As powerful as Steppling’s writing is, this world premiere of a new version directed and produced by Stephan Morrow doesn’t quite live up to expectations. It may have been the sparse attendance on my Wednesday evening performance or the Festival time limitations that eliminated an intermission, but certainly at times it was difficult to retain the intensity of the dialogue-driven performances.

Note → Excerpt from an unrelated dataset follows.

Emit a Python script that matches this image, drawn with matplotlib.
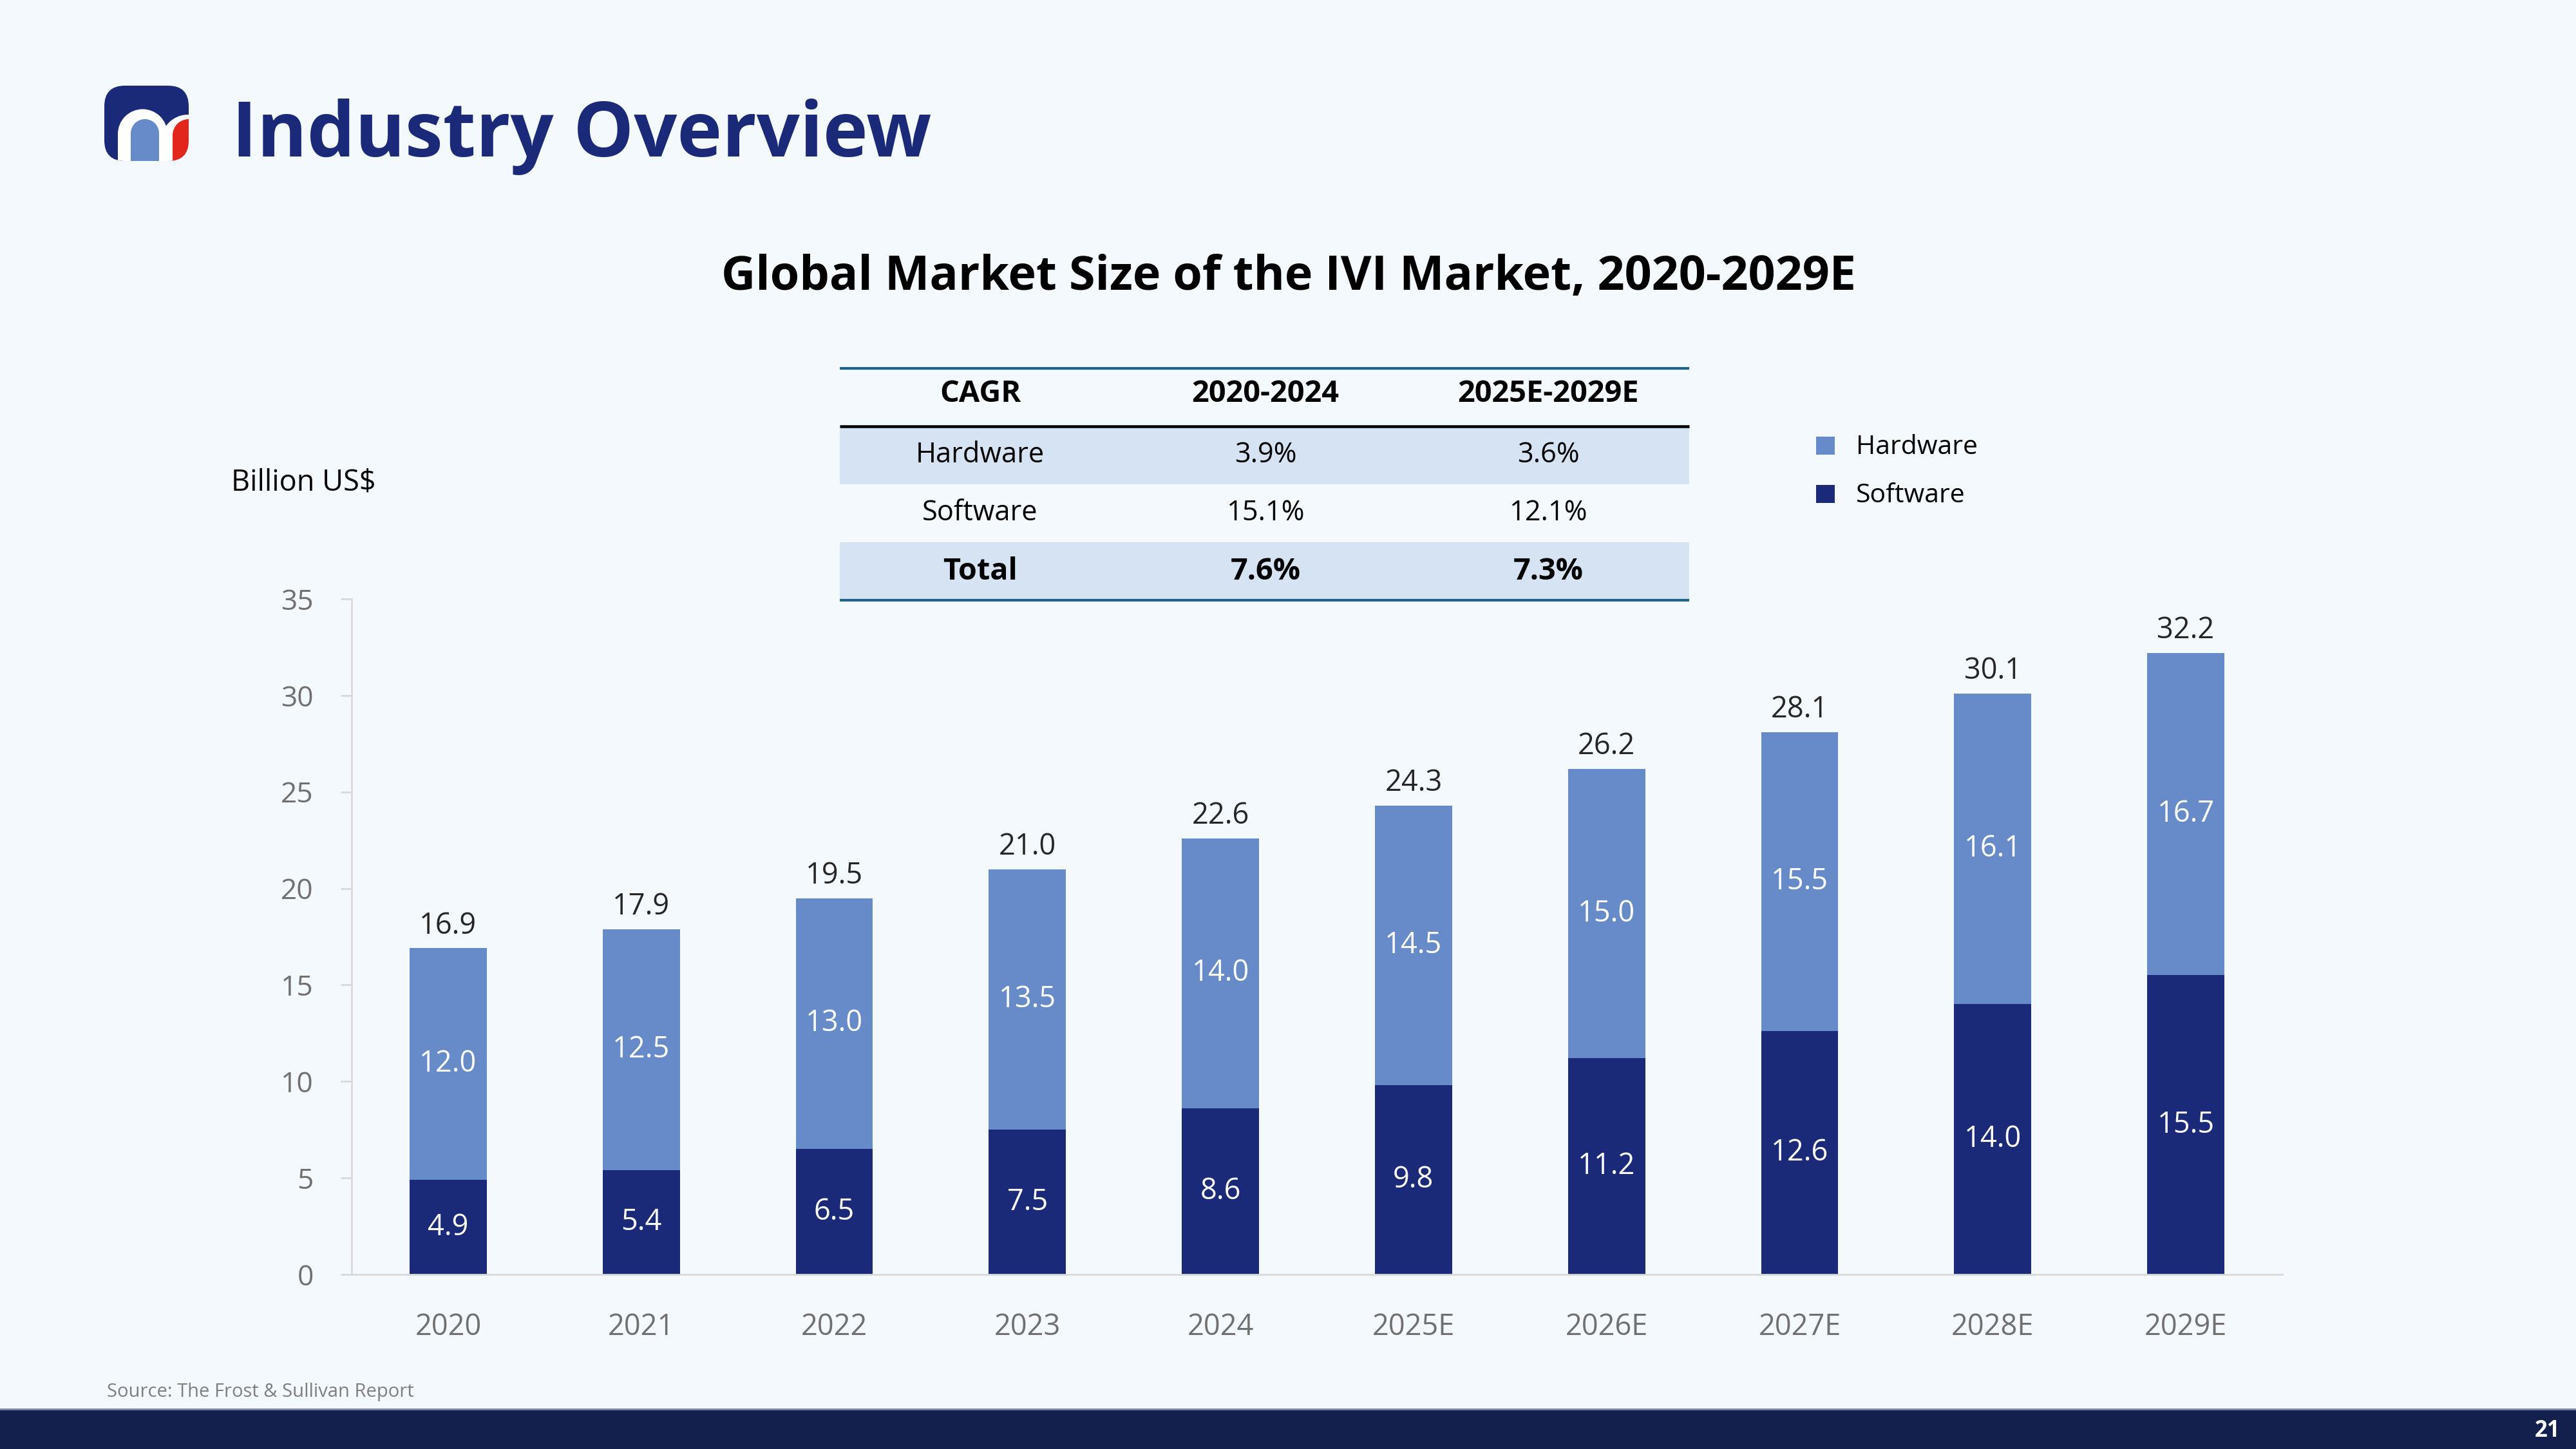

Director Morrow, who also plays the lead role of Dogmouth, creates a “junkyard dog” persona, ceaselessly growling and snarling obscenities throughout the entire first act but in later scenes allowing the real human being underneath to show. It is in Dogmouth’s monologues where we see him as he is: a man marginalized by choice and circumstances, but also a man who exhibits some vulnerability as he almost poetically reflects upon his own mortality and the meaning of existence. Clad in ripped jeans, denim jacket and with a dog’s choker collar around his neck, Morrow gives the physical impression of a human Pit Bull Terrier. He is, as his friend Becker explains, “Not what you call a good man.”

Ray Wasik as Becker, Dogmouth’s accomplice and fellow Vietnam vet, lights up the stage and considerably lightens the mood whenever he is around. I found myself looking forward to his appearances, which practically guaranteed laughs. His authentic portrayal of the submissive sidekick is the perfect foil against the dogmatic persistence and anger of Dogmouth. Kendra Leigh Landon as Nyah, Dogmouth’s whiney pregnant girlfriend, sympathetically portrays the hopelessness of young women caught in the trap of dependence upon the benevolence of abusive partners. She believably appears increasingly pregnant as the play progresses, her movements becoming more labored and physically “heavy.” L.B. Williams, as the top dog breeding champion Weeks, is detached and suspicious, but static.

Devoid of any other sound effects, which would have been helpful, the Johnny Cash song “The Man Comes Around” as the play opens is a hauntingly perfect choice to set the tone for the production, and Zen Mansley’s sparse set reflects the bleakness of a life spent alongside the railways of the desert.

John Steppling believes that audiences should leave the theater haunted by their experience. Despite the inherently weak ending and ponderousness of certain scenes, Dogmouth remains an important American play. It’s time for Steppling to take the express train east and become as recognized on this coast as he is back home.